One such practice that has not stood the test of time I suspect is the Girl's Basketball Coach playing alongside the players for a friendly game of tag ball.  Nor would his presence right inside the same  team's change room be deemed acceptable today as it was 40 years ago.


Another thing that would be considered an  'edgy' educational practice at best and even  risking a charge of an assault with a weapon is the tradition of tossing (winging?) of a piece of chalk towards a fatigued or wayward student. Sometimes hitting the aimed for student on or near the head, and sometimes hitting the student next to them instead.

I am also pretty certain that heads might fall if the teacher nowadays decided to pull out his/her very own cigarette rolling machine and roll a few during the noon hour break,  all the while smoking one of the products, and then dumping the ashes into the wastepaper basket by the desk at the end of the day.
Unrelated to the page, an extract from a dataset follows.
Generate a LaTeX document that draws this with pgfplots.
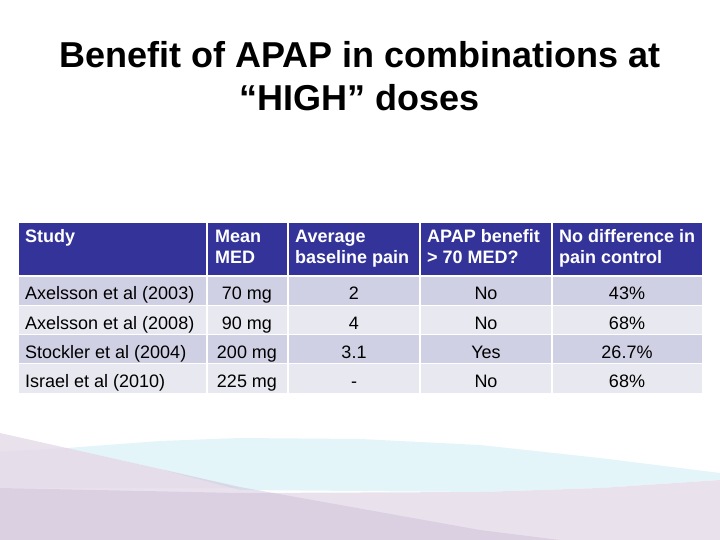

Windows closed, matches tossed into the top drawer, and ash tray out in the open on the desk.  
Those cigarette rolling machines were quite the fascinating inventions.

Yes classroom rules, social mores, and pedagogical methods have surely changed in an effort to reflect society's values and standards.  Some things that once were common practice and even expected such as the saying of the Lord's Prayer have fallen by the wayside to make way for  practices designed to create more and better educated citizens of the world.

 I would  bet any money that the teacher bringing his own double barrel shotgun along with a box of appropriate ammunition in his car to the school with the plan to walk down to the  creek during the fall noon hour break would probably be frowned  upon by school boards across the land.   Especially if he left  his sixteen  or so unsupervised students on the school  playground playing soccer while he slipped quietly down the path to shoot Mallards with only the blast of the gun giving away his location (if he was needed) and his purpose.

The natural history lesson in science that afternoon fifty years ago was a memorable one as the whole school was shown all the parts of the North American  Duck. All the students from Grades One to Eight were encouraged , albeit gloveless, to touch the webbed feet, the bill, the wings, and the varied coloured feathers. I remember looking at the tongue and feeling the inside ridges in the mouth . We were even shown where the  lead shot had entered and consequently rested in what would become the teacher's supper.

I  have never  since seen a Mallard duck in a pond that the vision of that teacher's bounty lying limp and still with eyes closed on the  grass beside  the school doesn't come to mind.

Probably because we lived in Canada, we were not shown the workings of the shotgun, although I do remember being allowed to smell the empty shell.